後にてその事情を探りたるに、台南に福音の伝えられたるはその時より六十年前のことにして、南方よりマクスウェル師、北方よりマカイ博士によりて伝えられた。今でも不潔であるが、当時の台湾は未開にしてその不潔なること想像もつかぬ状態であったが、如何にもして台湾人を救わんとして殉教の覚悟を以て来られた。マカイ師は彼等に福音を伝うるには彼等に同化するの外なしとて先ず台湾人の中より妻を娶り、彼等と同様の生活をなし、幼稚なる彼等にも神の彼等を愛し給う愛を身を以て示したため、遂には台湾人中に純福音が受け入れられ、幾多の迫害と困難を経て台湾全島に二百九十余の教会を見るに至った。遂にマカイ師この地にて殉教的召しを遂げ、マクスウェル師去ったが彼等の信仰は今尚台湾人を支配し、この両人より伝えられた純福音の外、如何なる名士来訪するとも未だ曾て講演を依頼せしことなしという。然るにこの度の福音を味わい、これはマカイ、マクスウェル師の伝えた同じ福音なりと喜び、これを長老教会の月報に掲げ、全島の教会に伝えたるため各地よりの要求引きもきらず。

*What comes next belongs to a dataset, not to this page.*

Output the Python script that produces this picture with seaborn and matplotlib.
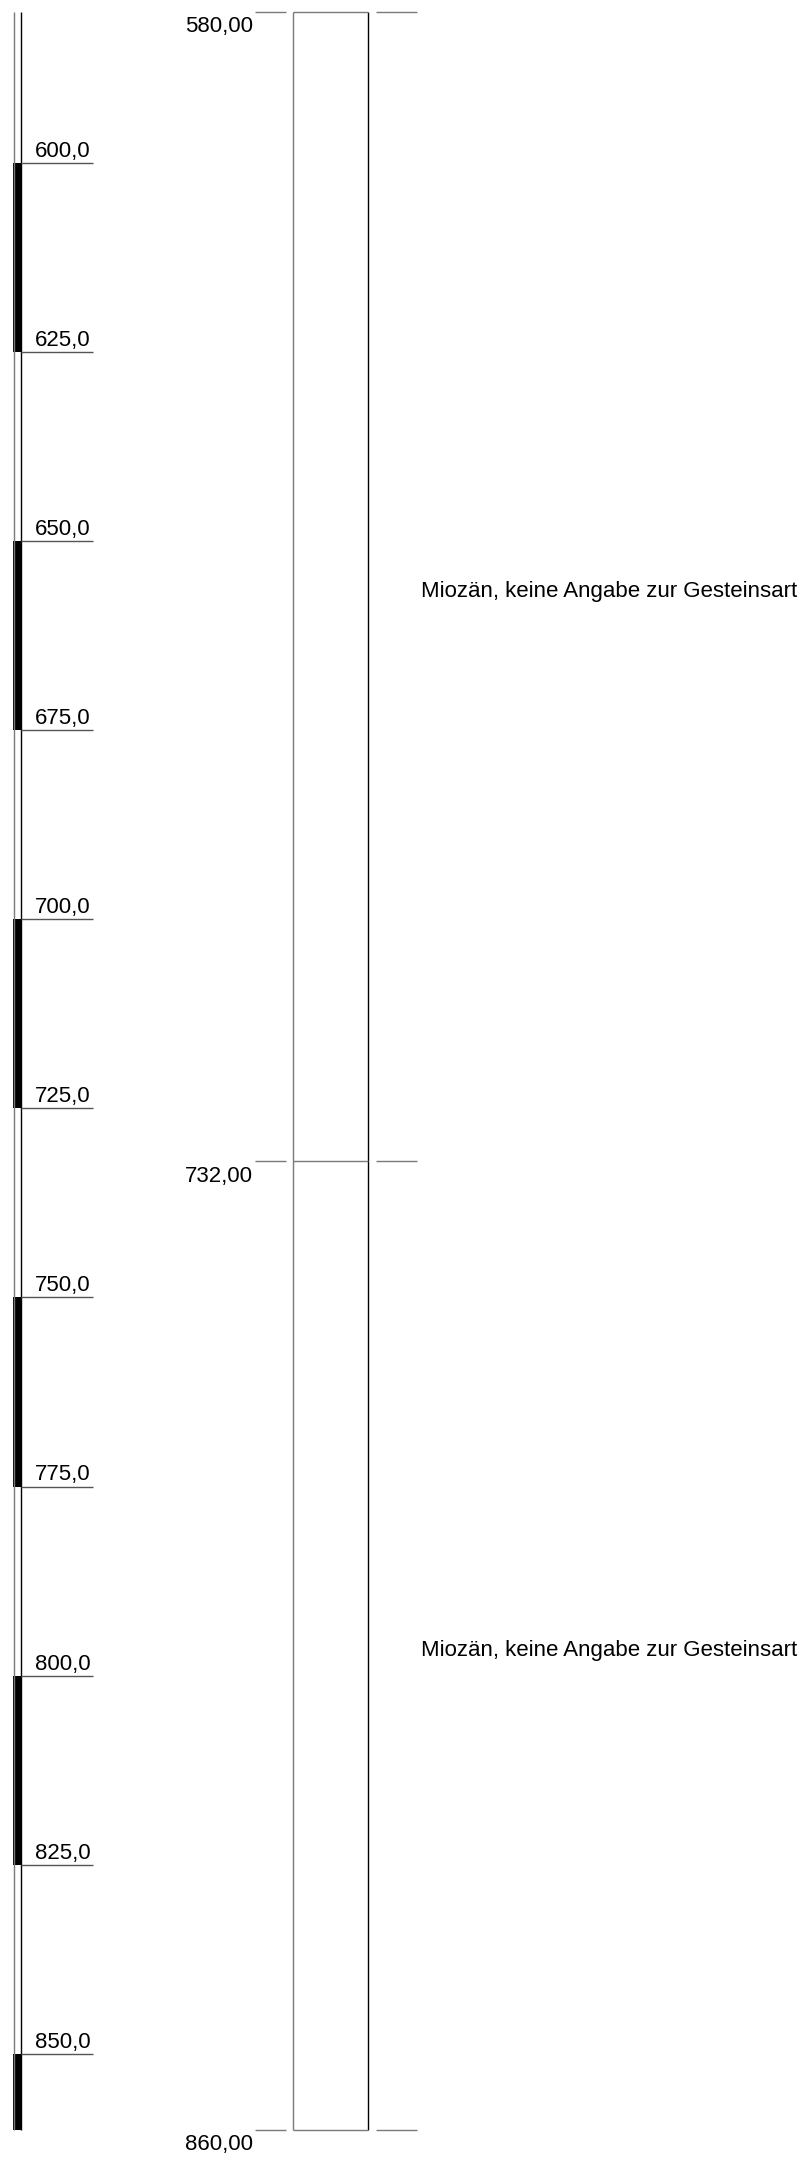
import matplotlib
matplotlib.use("Agg")
import matplotlib.pyplot as plt
import seaborn as sns
import numpy as np

# ---- data ----
boundary_depths = [580.0, 732.0, 860.0]
boundary_labels = ["580,00", "732,00", "860,00"]
layer_tops = [580.0, 732.0]
layer_bottoms = [732.0, 860.0]
layer_labels = ["Miozän, keine Angabe zur Gesteinsart",
                "Miozän, keine Angabe zur Gesteinsart"]

scale_ticks = [600, 625, 650, 675, 700, 725, 750, 775, 800, 825, 850]
scale_labels = ["600,0", "625,0", "650,0", "675,0", "700,0", "725,0",
                "750,0", "775,0", "800,0", "825,0", "850,0"]
scale_seg_tops = [580, 600, 625, 650, 675, 700, 725, 750, 775, 800, 825, 850]
scale_seg_bottoms = [600, 625, 650, 675, 700, 725, 750, 775, 800, 825, 850, 860]
scale_seg_colors = ["white", "black", "white", "black", "white", "black",
                    "white", "black", "white", "black", "white", "black"]

# ---- style ----
sns.set_theme(style="white")
plt.rcParams['font.family'] = ['Liberation Sans', 'DejaVu Sans']

W, H = 807, 2158
fig = plt.figure(figsize=(W / 100, H / 100), dpi=100)
ax = fig.add_axes([0, 0, 1, 1])
ax.axis("off")

px_per_m = (2129.5 - 11.5) / (860 - 580)
top_depth = 580 - 11.5 / px_per_m
bot_depth = 860 + (H - 2129.5) / px_per_m
ax.set_xlim(0, W)
ax.set_ylim(bot_depth, top_depth)

gray = "#7a7a7a"
lw = 1.0
fs = 16.0

# scale bar
seg_h = np.array(scale_seg_bottoms) - np.array(scale_seg_tops)
ax.bar(x=17.0, height=seg_h, bottom=scale_seg_tops, width=8,
       color=scale_seg_colors, linewidth=0, align="center")
ax.vlines(13.5, scale_seg_tops[0], scale_seg_bottoms[-1], color=gray, lw=lw)
ax.vlines(20.5, scale_seg_tops[0], scale_seg_bottoms[-1], color="black", lw=lw)
ax.hlines(scale_ticks, 20.5, 93, color="#555555", lw=lw)
for t, lab in zip(scale_ticks, scale_labels):
    ax.text(91, t - 0.8, lab, ha="right", va="baseline", fontsize=fs, color="black")

# layer column
ax.vlines(292.7, boundary_depths[0], boundary_depths[-1], color=gray, lw=lw)
ax.vlines(368.3, boundary_depths[0], boundary_depths[-1], color="black", lw=lw)
ax.hlines(boundary_depths, 292.7, 368.3, color=gray, lw=lw)
ax.hlines(boundary_depths, 255, 285.7, color=gray, lw=lw)
ax.hlines(boundary_depths, 376, 417, color=gray, lw=lw)
for d, lab in zip(boundary_depths, boundary_labels):
    ax.text(253, d + 2.75, lab, ha="right", va="baseline", fontsize=fs, color="black")

for t, b, lab in zip(layer_tops, layer_bottoms, layer_labels):
    mid = (t + b) / 2
    ax.text(421, mid + 1.4, lab, ha="left", va="baseline", fontsize=fs, color="black")

fig.savefig("out.png", dpi=100)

この事によって私の教えられたることは台湾人の福音を信ずることの単純なることにして、内地に於いても多くの満たされたる聖徒に接したるも彼等の単純さはとても比較にならず、その理由を尋ね見るに、元来内地のキリスト教は日本人の智識欲に投じ、教育の方面より入り来たった福音にして自然智識なるを免れず、之に反して台湾人の福音は真に主イエスの御足跡を踏みたる聖徒の殉教の血を以て肉碑に彫り刻まれたるものにして、所謂パウロがコリント人に語りし如く汝等は我等の書けるキリストの活ける文なりと言った如く、斯かる福音に接し活けるキリストを身に体験したる彼等には智識の方面より観察する時は如何にも幼稚に見えるが、霊的体験、活ける智識とキリストの面影を有てることはとても智識より入りたるキリスト教の比較にならぬことを実見した。
斯かる殉教によりて生み出された彼等は如何なる学者大家の話といえども霊的生命のなきものは忽ちこれを看破し、決して受け入れず、然るに彼等はこの両師を失いて以来久しく飢え渇き居た所へ我等の純福音に接し、さながらマカイ、マクスウェル師に再会したる心地すと多くの信者は感泣して証した。
集会後その台南長老教会有志の感謝会開かれ、マクスウェル師、マカイ師等当時の状況など聞くことを得た。或る時マクスウェル師田舎の教会にて説教なしつつ居たる時、村民等そこに群がり来たり、先ず信者等を引き出し、而してその教会の各入口を外より閉じ、ただ一つの窓を開き之に火をつけ、その窓より飛び出づるを待ちて打ち殺さんとしていた。師は静かに神の導きと助けを求め、好期を見計らい内より教会の敷物をまるめて人の形となし、之をその窓より投げ出した。ところがマ師飛び出したと思いそこに槍を以て押し集まっている間に他の方より逃れ出でて助かったなど、如何にこの両師台湾人を愛したるかを語れる時、一同感涙に咽び励まされた。ここに於いて私はいよいよ福音宣伝は言のみにあらず行と実を以てするにあらずば生命を与うることは不可能であることを深く教えられた。
台南の働き終わりて高雄に向かわんとて台南駅に出で見れば、その構内外見送り人を以て充ち、駅長の話によればこの駅が出来て以来初めての見送りなりと言われた。